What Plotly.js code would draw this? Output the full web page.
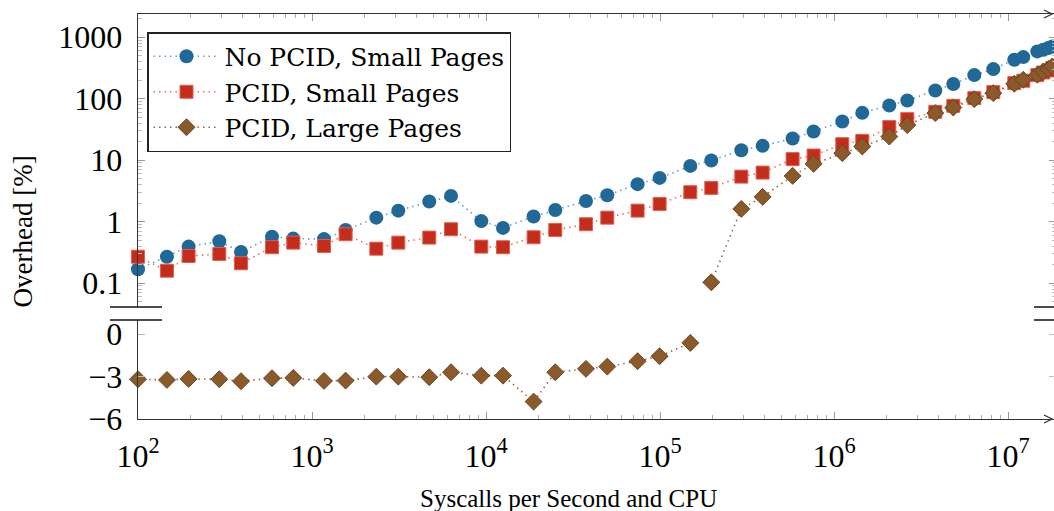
<!DOCTYPE html>
<html><head><meta charset="utf-8">
<script src="https://cdn.plot.ly/plotly-3.0.1.min.js"></script>
<style>html,body{margin:0;padding:0;overflow:hidden;background:#fff}#chart{width:1060px;height:511px}</style>
</head><body><div id="chart"></div>
<script>
// Syscalls per second and CPU (x)
const syscalls = [100, 146.7, 195.4, 293.3, 390.8, 589, 780.6, 1172, 1560, 2342, 3133, 4721, 6295, 9397,
  12525, 18774, 25017, 37550, 49780, 74330, 99470, 149330, 197200, 293300, 388800, 578200, 763300,
  1116000, 1454000, 2079000, 2638000, 3821000, 4849000, 6403000, 8233000, 10870000, 12240000,
  14740000, 15960000, 17040000, 17970000];
// Overhead [%]
const noPcidSmall = [0.168, 0.269, 0.392, 0.479, 0.321, 0.570, 0.529, 0.52, 0.73, 1.16, 1.51, 2.12, 2.62,
  1.02, 0.79, 1.21, 1.55, 2.17, 2.69, 4.07, 5.15, 8.07, 9.85, 14.5, 17.1, 22.5, 29.2, 42.5, 58.9, 77.5,
  93.5, 136, 173, 242, 303, 430, 475, 588, 626, 667, 708];
const pcidSmall = [0.269, 0.159, 0.276, 0.298, 0.210, 0.383, 0.455, 0.402, 0.623, 0.363, 0.455, 0.55,
  0.752, 0.392, 0.383, 0.557, 0.733, 0.907, 1.16, 1.51, 1.94, 3.01, 3.54, 5.40, 6.28, 10.4, 11.9, 18.2,
  20.6, 34.5, 46.5, 61.2, 76.6, 102, 128, 179, 196, 242, 267, 288, 315];
const pcidLarge = [-3.19, -3.24, -3.17, -3.19, -3.33, -3.12, -3.10, -3.31, -3.29, -3.01, -3.01, -3.05,
  -2.70, -2.94, -2.94, -4.77, -2.70, -2.46, -2.30, -1.92, -1.57, -0.63, 0.103, 1.61, 2.53, 5.55, 8.71,
  13.0, 16.7, 24.2, 37.2, 58.3, 71.9, 98.5, 123, 175, 203, 245, 277, 303, 334];
const seriesNames = ['No PCID, Small Pages', 'PCID, Small Pages', 'PCID, Large Pages'];
const xTickVals = [1e2, 1e3, 1e4, 1e5, 1e6, 1e7];
const xTickText = ['10<sup>2</sup>', '10<sup>3</sup>', '10<sup>4</sup>', '10<sup>5</sup>', '10<sup>6</sup>', '10<sup>7</sup>'];
const upTickVals = [0.1, 1, 10, 100, 1000];
const upTickText = ['0.1', '1', '10', '100', '1000'];
const lowTickVals = [0, -3, -6];
const lowTickText = ['0', '−3', '−6'];

function minorLog(d0, d1) { const a = []; for (let d = d0; d <= d1; d++) for (let k = 2; k <= 9; k++) a.push(k * Math.pow(10, d)); return a; }

const FONT = '"Liberation Serif", "DejaVu Serif", serif';
const LFONT = '"DejaVu Serif", "Liberation Serif", serif';
const upperLarge = pcidLarge.map(v => v > 0 ? v : null);
const lowerLarge = pcidLarge.map(v => v <= 0 ? v : null);

const blue = '#1f6897', red = '#c42c1c', brown = '#8b5a2b';
const DOT = '1.5px,4px';
const traces = [
  {x: syscalls, y: noPcidSmall, xaxis: 'x2', yaxis: 'y2', name: seriesNames[0], mode: 'lines+markers', cliponaxis: false,
   line: {color: '#5e9fd4', dash: DOT, width: 1.6}, marker: {symbol: 'circle', size: 14, color: blue}},
  {x: syscalls, y: pcidSmall, xaxis: 'x2', yaxis: 'y2', name: seriesNames[1], mode: 'lines+markers', cliponaxis: false,
   line: {color: '#ee6f5c', dash: DOT, width: 1.6}, marker: {symbol: 'square', size: 13, color: red, line: {color: '#e0604f', width: 1}}},
  {x: syscalls, y: upperLarge, xaxis: 'x2', yaxis: 'y2', name: seriesNames[2], mode: 'lines+markers', cliponaxis: false, connectgaps: false,
   line: {color: '#8f6a45', dash: DOT, width: 1.6}, marker: {symbol: 'diamond', size: 13, color: brown, line: {color: '#6a4420', width: 1}}},
  {x: syscalls, y: lowerLarge, xaxis: 'x', yaxis: 'y', name: seriesNames[2], showlegend: false, mode: 'lines+markers', cliponaxis: false, connectgaps: false,
   line: {color: '#8f6a45', dash: DOT, width: 1.6}, marker: {symbol: 'diamond', size: 13, color: brown, line: {color: '#6a4420', width: 1}}}
];

const lowTop = 99 / 405, upBot = 112 / 405;
const tickFont = {family: FONT, size: 32, color: '#000'};
const xCommon = {type: 'log', range: [2, 2 + 918 / 174], tickmode: 'array', tickvals: xTickVals, ticktext: xTickText,
  ticks: 'inside', ticklen: 7, tickwidth: 1, tickcolor: '#999', showline: true, linecolor: '#333', linewidth: 1.3,
  showgrid: false, zeroline: false, tickfont: tickFont,
  minor: {tickmode: 'array', tickvals: minorLog(2, 7), ticks: 'inside', ticklen: 4, tickcolor: '#aaa', showgrid: false}};

const layout = {
  width: 1060, height: 511,
  margin: {l: 138, r: 4, t: 14, b: 92},
  paper_bgcolor: '#fff', plot_bgcolor: 'rgba(0,0,0,0)',
  font: {family: FONT, color: '#000'},
  showlegend: true,
  legend: {x: 9 / 918, y: 1 - 18 / 405, xanchor: 'left', yanchor: 'top', bgcolor: '#fff', bordercolor: '#222', borderwidth: 1.5,
    font: {family: LFONT, size: 25, color: '#000'}, itemwidth: 66},
  xaxis: Object.assign({}, xCommon, {anchor: 'y', domain: [0, 1], ticklabelstandoff: 8}),
  xaxis2: Object.assign({}, xCommon, {anchor: 'y2', side: 'top', matches: 'x', showticklabels: false}),
  yaxis: {anchor: 'x', domain: [0, lowTop], range: [-6, 0.99], tickmode: 'array', tickvals: lowTickVals, ticktext: lowTickText,
    ticks: 'inside', ticklen: 7, tickcolor: '#bbb', showline: true, linecolor: '#333', linewidth: 1.3, mirror: 'ticks',
    showgrid: false, zeroline: false, tickfont: tickFont, ticklabelstandoff: 8},
  yaxis2: {anchor: 'x2', domain: [upBot, 1], type: 'log', range: [-1.389, 3.378], tickmode: 'array', tickvals: upTickVals, ticktext: upTickText,
    ticks: 'inside', ticklen: 7, tickcolor: '#999', showline: true, linecolor: '#333', linewidth: 1.3, mirror: 'ticks',
    showgrid: false, zeroline: false, tickfont: tickFont, ticklabelstandoff: 8,
    minor: {tickmode: 'array', tickvals: minorLog(-2, 3), ticks: 'inside', ticklen: 4, tickcolor: '#bbb', showgrid: false}},
  annotations: [
    {text: 'Overhead [%]', xref: 'paper', yref: 'paper', x: 0, y: 187.5 / 405, xshift: -115, textangle: -90,
     showarrow: false, xanchor: 'center', yanchor: 'middle', font: {family: FONT, size: 27, color: '#000'}},
    {text: 'Syscalls per Second and CPU', xref: 'paper', yref: 'paper', x: (568.5 - 138) / 918, y: 0, yshift: -79,
     showarrow: false, xanchor: 'center', yanchor: 'middle', font: {family: FONT, size: 25, color: '#000'}}
  ],
  shapes: [
    {type: 'line', xref: 'paper', yref: 'paper', xsizemode: 'pixel', xanchor: 0, x0: -28, x1: 24, y0: upBot, y1: upBot, line: {color: '#111', width: 1.5}},
    {type: 'line', xref: 'paper', yref: 'paper', xsizemode: 'pixel', xanchor: 0, x0: -28, x1: 24, y0: lowTop, y1: lowTop, line: {color: '#111', width: 1.5}},
    {type: 'line', xref: 'paper', yref: 'paper', xsizemode: 'pixel', xanchor: 1, x0: -22, x1: 20, y0: upBot, y1: upBot, line: {color: '#111', width: 1.5}},
    {type: 'line', xref: 'paper', yref: 'paper', xsizemode: 'pixel', xanchor: 1, x0: -22, x1: 20, y0: lowTop, y1: lowTop, line: {color: '#111', width: 1.5}},
    {type: 'path', xref: 'paper', yref: 'paper', xsizemode: 'pixel', ysizemode: 'pixel', xanchor: 1, yanchor: 0, path: 'M -12,4 L -4,0 L -12,-4', line: {color: '#333', width: 1.3}},
    {type: 'path', xref: 'paper', yref: 'paper', xsizemode: 'pixel', ysizemode: 'pixel', xanchor: 1, yanchor: 1, path: 'M -12,4 L -4,0 L -12,-4', line: {color: '#333', width: 1.3}}
  ]
};
Plotly.newPlot('chart', traces, layout, {staticPlot: true, displayModeBar: false});
</script></body></html>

= = =

WHAT TO WORK ON -
From the first line above to the line containing "function minorLog(d0, d1)", repeat each line exactly. Pictures stay out.

ANSWER TO THE EXERCISE -
What Plotly.js code would draw this? Output the full web page.
<!DOCTYPE html>
<html><head><meta charset="utf-8">
<script src="https://cdn.plot.ly/plotly-3.0.1.min.js"></script>
<style>html,body{margin:0;padding:0;overflow:hidden;background:#fff}#chart{width:1060px;height:511px}</style>
</head><body><div id="chart"></div>
<script>
// Syscalls per second and CPU (x)
const syscalls = [100, 146.7, 195.4, 293.3, 390.8, 589, 780.6, 1172, 1560, 2342, 3133, 4721, 6295, 9397,
  12525, 18774, 25017, 37550, 49780, 74330, 99470, 149330, 197200, 293300, 388800, 578200, 763300,
  1116000, 1454000, 2079000, 2638000, 3821000, 4849000, 6403000, 8233000, 10870000, 12240000,
  14740000, 15960000, 17040000, 17970000];
// Overhead [%]
const noPcidSmall = [0.168, 0.269, 0.392, 0.479, 0.321, 0.570, 0.529, 0.52, 0.73, 1.16, 1.51, 2.12, 2.62,
  1.02, 0.79, 1.21, 1.55, 2.17, 2.69, 4.07, 5.15, 8.07, 9.85, 14.5, 17.1, 22.5, 29.2, 42.5, 58.9, 77.5,
  93.5, 136, 173, 242, 303, 430, 475, 588, 626, 667, 708];
const pcidSmall = [0.269, 0.159, 0.276, 0.298, 0.210, 0.383, 0.455, 0.402, 0.623, 0.363, 0.455, 0.55,
  0.752, 0.392, 0.383, 0.557, 0.733, 0.907, 1.16, 1.51, 1.94, 3.01, 3.54, 5.40, 6.28, 10.4, 11.9, 18.2,
  20.6, 34.5, 46.5, 61.2, 76.6, 102, 128, 179, 196, 242, 267, 288, 315];
const pcidLarge = [-3.19, -3.24, -3.17, -3.19, -3.33, -3.12, -3.10, -3.31, -3.29, -3.01, -3.01, -3.05,
  -2.70, -2.94, -2.94, -4.77, -2.70, -2.46, -2.30, -1.92, -1.57, -0.63, 0.103, 1.61, 2.53, 5.55, 8.71,
  13.0, 16.7, 24.2, 37.2, 58.3, 71.9, 98.5, 123, 175, 203, 245, 277, 303, 334];
const seriesNames = ['No PCID, Small Pages', 'PCID, Small Pages', 'PCID, Large Pages'];
const xTickVals = [1e2, 1e3, 1e4, 1e5, 1e6, 1e7];
const xTickText = ['10<sup>2</sup>', '10<sup>3</sup>', '10<sup>4</sup>', '10<sup>5</sup>', '10<sup>6</sup>', '10<sup>7</sup>'];
const upTickVals = [0.1, 1, 10, 100, 1000];
const upTickText = ['0.1', '1', '10', '100', '1000'];
const lowTickVals = [0, -3, -6];
const lowTickText = ['0', '−3', '−6'];

function minorLog(d0, d1) { const a = []; for (let d = d0; d <= d1; d++) for (let k = 2; k <= 9; k++) a.push(k * Math.pow(10, d)); return a; }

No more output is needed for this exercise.